If you decide that you’re going to mount the bird, here are some simple steps to help protect the bird. Most taxidermists will tell you to treat the bird like a piece of art. Always grab the turkey by the legs in a place below the spurs and above the feet. You cannot damage the scales on the legs. Move your bird into position for the photo shoot. Always take a few photos of the birds head. You want to show the taxidermist the colors, so he can replicate your bird during the painting phase. Once you’re done, prepare the bird for transport. Always remember to tag the bird first, before removing it from the field. First off, try and wipe away any blood that has dropped onto the feathers. If you have water with you, simply wash away the blood. Also, stick a paper towel or towel paper into the bird’s mouth and wrap it around the head. This will help to keep the blood from dripping out of the bird. Do your very best to keep from bending feathers over and getting them dirty.

Here is a tip for protecting the bird. I carry a small, single deer game bag in my vest. They do not cost much and weigh next to nothing. Next, lay the bird on its back. Tuck the head under one of the wings. Open a game bag, unroll the bag and place the front of the turkey into the bag. As the bird slides in, the feathers will naturally lay downward. Do your very best to keep the tail feathers bunched up together. This will make better sense once the bird is all the way at the bottom of the game bag. Position the legs to be bent under the belly of the bird. If you wear a turkey hunting vest, place the bird in the back pouch and fasten it in. Most vests have “hunter orange” stripes that can be pulled out so you will be visible to other hunters while leaving the field. I would highly recommend you doing this while walking out of turkey woods, for your safety.

Once the bird is back to the truck, get him ready to transport. If you have a cooler with you, you’ll need to get some ice. Lay the bird on the ice; either on his sides or its belly. Be extremely careful not to bend any tail feathers while doing this. You may have to rework the legs in order for the bird to fit. Do not cut the legs off the turkey. Keep in mind that these are big birds and will require a large cooler. Be prepared!

After you return home from the hunt, place the bird into the freezer. This will give you some time to contact a taxidermist and discuss your mounting options. If you are planning on shipping the bird, allow 36 to 48 hours for the bird to freeze solid. A good shipping tip; always ship on Monday’s and never during end of the week. There is a chance the package could get misdirected or sit over the weekend, allowing the bird to thaw.

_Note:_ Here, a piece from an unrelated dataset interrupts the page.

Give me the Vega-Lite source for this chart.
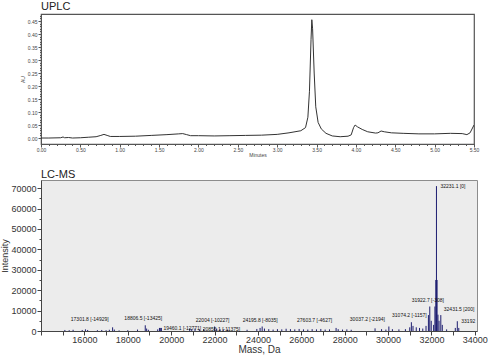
{
  "$schema": "https://vega.github.io/schema/vega-lite/v6.json",
  "padding": {"left": 0, "top": 0, "right": 8, "bottom": 0},
  "background": "white",
  "spacing": 10,
  "config": {"font": "Liberation Sans", "axis": {"grid": false, "labelOverlap": false, "labelFlush": false, "titleFontWeight": "normal"}},
  "datasets": {
    "uplc": [
      {"t": 0.00, "au": 0.000}, {"t": 0.10, "au": 0.000}, {"t": 0.25, "au": 0.001}, {"t": 0.28, "au": 0.004},
      {"t": 0.30, "au": 0.001}, {"t": 0.35, "au": 0.002}, {"t": 0.40, "au": 0.000}, {"t": 0.50, "au": 0.001},
      {"t": 0.60, "au": 0.003}, {"t": 0.70, "au": 0.005}, {"t": 0.76, "au": 0.010}, {"t": 0.80, "au": 0.014},
      {"t": 0.84, "au": 0.010}, {"t": 0.88, "au": 0.006}, {"t": 1.00, "au": 0.006}, {"t": 1.20, "au": 0.007},
      {"t": 1.40, "au": 0.010}, {"t": 1.60, "au": 0.013}, {"t": 1.75, "au": 0.016}, {"t": 1.80, "au": 0.017},
      {"t": 1.85, "au": 0.013}, {"t": 1.90, "au": 0.009}, {"t": 2.00, "au": 0.009}, {"t": 2.20, "au": 0.008},
      {"t": 2.40, "au": 0.009}, {"t": 2.60, "au": 0.010}, {"t": 2.80, "au": 0.011}, {"t": 3.00, "au": 0.014},
      {"t": 3.15, "au": 0.020}, {"t": 3.30, "au": 0.028}, {"t": 3.36, "au": 0.040}, {"t": 3.39, "au": 0.080},
      {"t": 3.41, "au": 0.180}, {"t": 3.43, "au": 0.380}, {"t": 3.44, "au": 0.455}, {"t": 3.45, "au": 0.420},
      {"t": 3.47, "au": 0.250}, {"t": 3.49, "au": 0.120}, {"t": 3.52, "au": 0.060}, {"t": 3.56, "au": 0.035},
      {"t": 3.62, "au": 0.018}, {"t": 3.70, "au": 0.008}, {"t": 3.80, "au": 0.005}, {"t": 3.90, "au": 0.007},
      {"t": 3.94, "au": 0.012}, {"t": 3.97, "au": 0.040}, {"t": 3.99, "au": 0.050}, {"t": 4.02, "au": 0.043},
      {"t": 4.08, "au": 0.033}, {"t": 4.15, "au": 0.024}, {"t": 4.25, "au": 0.019}, {"t": 4.28, "au": 0.020},
      {"t": 4.32, "au": 0.027}, {"t": 4.36, "au": 0.024}, {"t": 4.45, "au": 0.020}, {"t": 4.60, "au": 0.018},
      {"t": 4.80, "au": 0.016}, {"t": 5.00, "au": 0.016}, {"t": 5.20, "au": 0.018}, {"t": 5.35, "au": 0.017},
      {"t": 5.41, "au": 0.013}, {"t": 5.45, "au": 0.020}, {"t": 5.50, "au": 0.050}
    ],
    "ms": [
      {"mass": 15100, "intensity": 500}, {"mass": 15300, "intensity": 400}, {"mass": 15480, "intensity": 600},
      {"mass": 15900, "intensity": 500}, {"mass": 16050, "intensity": 800}, {"mass": 16150, "intensity": 500},
      {"mass": 16600, "intensity": 400}, {"mass": 16800, "intensity": 500}, {"mass": 17000, "intensity": 400},
      {"mass": 17150, "intensity": 600}, {"mass": 17301.8, "intensity": 1800}, {"mass": 17380, "intensity": 700},
      {"mass": 17600, "intensity": 300}, {"mass": 18000, "intensity": 400}, {"mass": 18450, "intensity": 700},
      {"mass": 18806.5, "intensity": 2800}, {"mass": 18870, "intensity": 1200}, {"mass": 18950, "intensity": 600},
      {"mass": 19380, "intensity": 800}, {"mass": 19460.1, "intensity": 1500}, {"mass": 19500, "intensity": 1500},
      {"mass": 19550, "intensity": 1500}, {"mass": 20856.1, "intensity": 1200}, {"mass": 20950, "intensity": 1000},
      {"mass": 21100, "intensity": 1200}, {"mass": 21300, "intensity": 800}, {"mass": 21500, "intensity": 1000},
      {"mass": 22004, "intensity": 2200}, {"mass": 22100, "intensity": 1200}, {"mass": 22250, "intensity": 900},
      {"mass": 22400, "intensity": 800}, {"mass": 22600, "intensity": 700}, {"mass": 23500, "intensity": 600},
      {"mass": 23950, "intensity": 1000}, {"mass": 24100, "intensity": 1500}, {"mass": 24195.8, "intensity": 2200},
      {"mass": 24300, "intensity": 1200}, {"mass": 24500, "intensity": 900}, {"mass": 24700, "intensity": 700},
      {"mass": 24900, "intensity": 900}, {"mass": 25100, "intensity": 800}, {"mass": 25300, "intensity": 1100},
      {"mass": 25500, "intensity": 900}, {"mass": 25700, "intensity": 800}, {"mass": 25900, "intensity": 1000},
      {"mass": 26100, "intensity": 800}, {"mass": 26300, "intensity": 700}, {"mass": 26500, "intensity": 900},
      {"mass": 26700, "intensity": 800}, {"mass": 26900, "intensity": 1000}, {"mass": 27100, "intensity": 700},
      {"mass": 27300, "intensity": 800}, {"mass": 27603.7, "intensity": 1500}, {"mass": 27700, "intensity": 900},
      {"mass": 27900, "intensity": 700}, {"mass": 28100, "intensity": 800}, {"mass": 28300, "intensity": 600},
      {"mass": 29400, "intensity": 1300}, {"mass": 29700, "intensity": 900}, {"mass": 29900, "intensity": 700},
      {"mass": 30037.2, "intensity": 2200}, {"mass": 30200, "intensity": 900}, {"mass": 30500, "intensity": 800},
      {"mass": 30800, "intensity": 900}, {"mass": 31000, "intensity": 1800}, {"mass": 31074.2, "intensity": 4300},
      {"mass": 31150, "intensity": 2500}, {"mass": 31300, "intensity": 1800}, {"mass": 31450, "intensity": 1500},
      {"mass": 31600, "intensity": 1200}, {"mass": 31750, "intensity": 2500}, {"mass": 31860, "intensity": 7800},
      {"mass": 31922.7, "intensity": 12000}, {"mass": 31990, "intensity": 5000}, {"mass": 32100, "intensity": 3000},
      {"mass": 32160, "intensity": 12000}, {"mass": 32200, "intensity": 25000}, {"mass": 32231.1, "intensity": 71000},
      {"mass": 32260, "intensity": 25000}, {"mass": 32300, "intensity": 8000}, {"mass": 32350, "intensity": 5000},
      {"mass": 32431.5, "intensity": 7800}, {"mass": 32500, "intensity": 3000}, {"mass": 32700, "intensity": 800},
      {"mass": 33100, "intensity": 1500}, {"mass": 33192, "intensity": 4800}, {"mass": 33260, "intensity": 1500}
    ],
    "labels": [
      {"mass": 17301.8, "intensity": 1800, "label": "17301.8 [-14929]"},
      {"mass": 18806.5, "intensity": 2800, "label": "18806.5 [-13425]"},
      {"mass": 19460.1, "intensity": 1500, "label": "19460.1 [-12771]"},
      {"mass": 20856.1, "intensity": 1200, "label": "20856.1 [-11375]"},
      {"mass": 22004, "intensity": 2200, "label": "22004 [-10227]"},
      {"mass": 24195.8, "intensity": 2200, "label": "24195.8 [-8035]"},
      {"mass": 27603.7, "intensity": 1500, "label": "27603.7 [-4627]"},
      {"mass": 30037.2, "intensity": 2200, "label": "30037.2 [-2194]"},
      {"mass": 31074.2, "intensity": 4300, "label": "31074.2 [-1157]"},
      {"mass": 31922.7, "intensity": 12000, "label": "31922.7 [-308]"},
      {"mass": 32231.1, "intensity": 71000, "label": "32231.1 [0]"},
      {"mass": 32431.5, "intensity": 7800, "label": "32431.5 [200]"},
      {"mass": 33192, "intensity": 4800, "label": "33192"}
    ]
  },
  "vconcat": [
    {
      "title": {"text": "UPLC", "anchor": "start", "frame": "group", "fontSize": 11, "fontWeight": "normal", "offset": 2, "color": "#222"},
      "width": 433,
      "height": 130,
      "view": {"stroke": "#555", "strokeWidth": 1.2},
      "data": {"name": "uplc"},
      "mark": {"type": "line", "color": "#333", "strokeWidth": 1, "clip": true},
      "encoding": {
        "x": {
          "field": "t", "type": "quantitative",
          "scale": {"domain": [0, 5.5], "nice": false, "zero": false},
          "axis": {
            "values": [0,0.1,0.2,0.3,0.4,0.5,0.6,0.7,0.8,0.9,1,1.1,1.2,1.3,1.4,1.5,1.6,1.7,1.8,1.9,2,2.1,2.2,2.3,2.4,2.5,2.6,2.7,2.8,2.9,3,3.1,3.2,3.3,3.4,3.5,3.6,3.7,3.8,3.9,4,4.1,4.2,4.3,4.4,4.5,4.6,4.7,4.8,4.9,5,5.1,5.2,5.3,5.4,5.5],
            "labelExpr": "abs(datum.value*2 - round(datum.value*2)) < 0.001 ? format(datum.value, '.2f') : ''",
            "tickSize": {"condition": {"test": "abs(datum.value*2 - round(datum.value*2)) < 0.001", "value": 3}, "value": 1.5},
            "labelOverlap": false,
            "title": "Minutes", "titleFontSize": 5, "titleColor": "#444", "titlePadding": 0,
            "labelFontSize": 5, "labelColor": "#444", "labelPadding": 0,
            "domainColor": "#555", "tickColor": "#555"
          }
        },
        "y": {
          "field": "au", "type": "quantitative",
          "scale": {"domain": [-0.023, 0.477], "nice": false, "zero": false},
          "axis": {
            "values": [0,0.01,0.02,0.03,0.04,0.05,0.06,0.07,0.08,0.09,0.1,0.11,0.12,0.13,0.14,0.15,0.16,0.17,0.18,0.19,0.2,0.21,0.22,0.23,0.24,0.25,0.26,0.27,0.28,0.29,0.3,0.31,0.32,0.33,0.34,0.35,0.36,0.37,0.38,0.39,0.4,0.41,0.42,0.43,0.44,0.45,0.46,0.47],
            "labelExpr": "abs(datum.value*20 - round(datum.value*20)) < 0.001 ? format(datum.value, '.2f') : ''",
            "tickSize": {"condition": {"test": "abs(datum.value*20 - round(datum.value*20)) < 0.001", "value": 3}, "value": 1.5},
            "labelOverlap": false,
            "title": "AU", "titleFontSize": 5, "titleColor": "#444", "titlePadding": 2,
            "labelFontSize": 5, "labelColor": "#444", "labelPadding": 1,
            "domainColor": "#555", "tickColor": "#555"
          }
        }
      }
    },
    {
      "title": {"text": "LC-MS", "anchor": "start", "frame": "group", "fontSize": 11, "fontWeight": "normal", "offset": 0, "color": "#222"},
      "width": 436,
      "height": 151,
      "view": {"fill": "#ececec", "stroke": "#8c8c8c"},
      "encoding": {
        "x": {
          "field": "mass", "type": "quantitative",
          "scale": {"domain": [14000, 34100], "nice": false, "zero": false},
          "axis": {
            "values": [14000,15000,16000,17000,18000,19000,20000,21000,22000,23000,24000,25000,26000,27000,28000,29000,30000,31000,32000,33000,34000],
            "labelExpr": "datum.value % 2000 == 0 && datum.value > 14000 ? format(datum.value, 'd') : ''",
            "labelOverlap": false,
            "tickSize": 4,
            "title": "Mass, Da", "titleFontSize": 10, "titleColor": "#333", "titlePadding": 0,
            "labelFontSize": 9, "labelColor": "#333", "labelPadding": 0,
            "domainColor": "#444", "tickColor": "#444"
          }
        },
        "y": {
          "field": "intensity", "type": "quantitative",
          "scale": {"domain": [0, 74000], "nice": false},
          "axis": {
            "values": [0,5000,10000,15000,20000,25000,30000,35000,40000,45000,50000,55000,60000,65000,70000],
            "labelExpr": "datum.value % 10000 == 0 ? format(datum.value, 'd') : ''",
            "labelOverlap": false,
            "tickSize": {"condition": {"test": "datum.value % 10000 == 0", "value": 4}, "value": 2},
            "title": "Intensity", "titleFontSize": 9, "titleColor": "#333", "titlePadding": 1,
            "labelFontSize": 9, "labelColor": "#333", "labelPadding": 1,
            "domainColor": "#444", "tickColor": "#444"
          }
        }
      },
      "layer": [
        {
          "data": {"name": "ms"},
          "mark": {"type": "rule", "color": "#1d1d70", "strokeWidth": 1},
          "encoding": {"y2": {"datum": 0}}
        },
        {
          "data": {"name": "labels"},
          "transform": [{"filter": {"field": "mass", "oneOf": [17301.8, 27603.7, 30037.2]}}],
          "mark": {"type": "text", "align": "right", "baseline": "middle", "dx": -4, "dy": -8, "fontSize": 5, "color": "#111"},
          "encoding": {"text": {"field": "label"}}
        },
        {
          "data": {"name": "labels"},
          "transform": [{"filter": {"field": "mass", "oneOf": [18806.5, 22004, 24195.8, 31074.2, 31922.7]}}],
          "mark": {"type": "text", "align": "center", "baseline": "middle", "dx": -2, "dy": -7, "fontSize": 5, "color": "#111"},
          "encoding": {"text": {"field": "label"}}
        },
        {
          "data": {"name": "labels"},
          "transform": [{"filter": {"field": "mass", "oneOf": [19460.1, 32231.1, 33192]}}],
          "mark": {"type": "text", "align": "left", "baseline": "middle", "dx": 4, "dy": 0, "fontSize": 5, "color": "#111"},
          "encoding": {"text": {"field": "label"}}
        },
        {
          "data": {"name": "labels"},
          "transform": [{"filter": {"field": "mass", "oneOf": [20856.1]}}],
          "mark": {"type": "text", "align": "left", "baseline": "middle", "dx": 13, "dy": 0, "fontSize": 5, "color": "#111"},
          "encoding": {"text": {"field": "label"}}
        },
        {
          "data": {"name": "labels"},
          "transform": [{"filter": {"field": "mass", "oneOf": [32431.5]}}],
          "mark": {"type": "text", "align": "left", "baseline": "middle", "dx": 3, "dy": -6, "fontSize": 5, "color": "#111"},
          "encoding": {"text": {"field": "label"}}
        }
      ]
    }
  ]
}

If you’re planning on mounting the bird, you may or may not choose to field dress the bird. When the Taxidermist starts to skin out the bird, they will usually start at the legs. Where the feathers start and the leg scales stop, cut up the inside of the legs to the groin. Do this to both legs. To visualize this, look at your own arm as it rest beside your body. You want to think of what part of the leg is exposed the most, the outside. So if you think of the inside of your arm, between the elbow and armpit, this is where you would cut the turkey leg. Ok, now both legs incisions are done. With your hand, peel back enough belly skin to access the organs. Think back to our field dressing discussion. We made our cut from the end of the breast bone to the thighs in a straight line. We are now going to do a similar cut, but in a U shape. Starting from one leg and cutting across the belly to the opposite leg. 

If you are away on an overnight trip or several hours away from the house, a good tip to help cool the bird once it has been field dressed is to place a frozen water bottle up inside the bird’s chest cavity. The frozen bottle will help cool down the bird, from the inside. Do your best to get the bird into a freezer or ice chest as soon as possible. Talk to your taxidermist about preserving the meat from the bird. A good Taxidermist will process the meat from the bird once they have skinned it. If you make arrangements, and the bird is presented cooled and not frozen, the Taxidermist should be willing to skin the bird while you wait. If the bird is frozen, you may have to return in a few days to pick up the meat.

Tail Feather Mounts

A hand-crafted turkey tail feather mount.Mounted turkeys take up a good amount of room. Another option is to simply do a tail feather mount. These will only take up as much space as a tail in full strut. This mount can be done at the house and is inexpensive. You will need a few materials and tools: borax, Coleman fuel, some cardboard, a knife, finish nails, a small wire brush and a turkey tail feather plaque. There are several videos on the web that will take you step by step in this process. You may also look athttp://www.nwtf.org/ for written instructions with great photos.

The basic procedure is to remove as much fatty tissue from around the tail feather quills. Start by cutting away all the meat with a knife. Take the small wire brush and scrape away the fatty tissue from the quills. Use the Coleman fuel as a degreaser, only submerging the ends of the quills. Once all the meat and fatty tissue is removed, fan out the tail feathers by pulling the 2 outermost feathers away from each other. Pin them with the finish nails into a piece of cardboard. Once the spread out fan has been pinned in place, apply the borax around the quills. The borax will remove all the moisture left in the skin and quills and you don’t worry about using too much.  Let this set for about 2 weeks to thoroughly dry. And don’t forget about the beard. Same rules apply. Cut away as much skin as possible, and submerge the skin end of the beard in borax to dry. Most major sporting goods retailers will sell different wooden tail feather plaques. Pick the one you like and follow the mounting directions included with the plaque. 

Congratulations again on harvesting your first bird. Enjoy the photos, meat and the memories.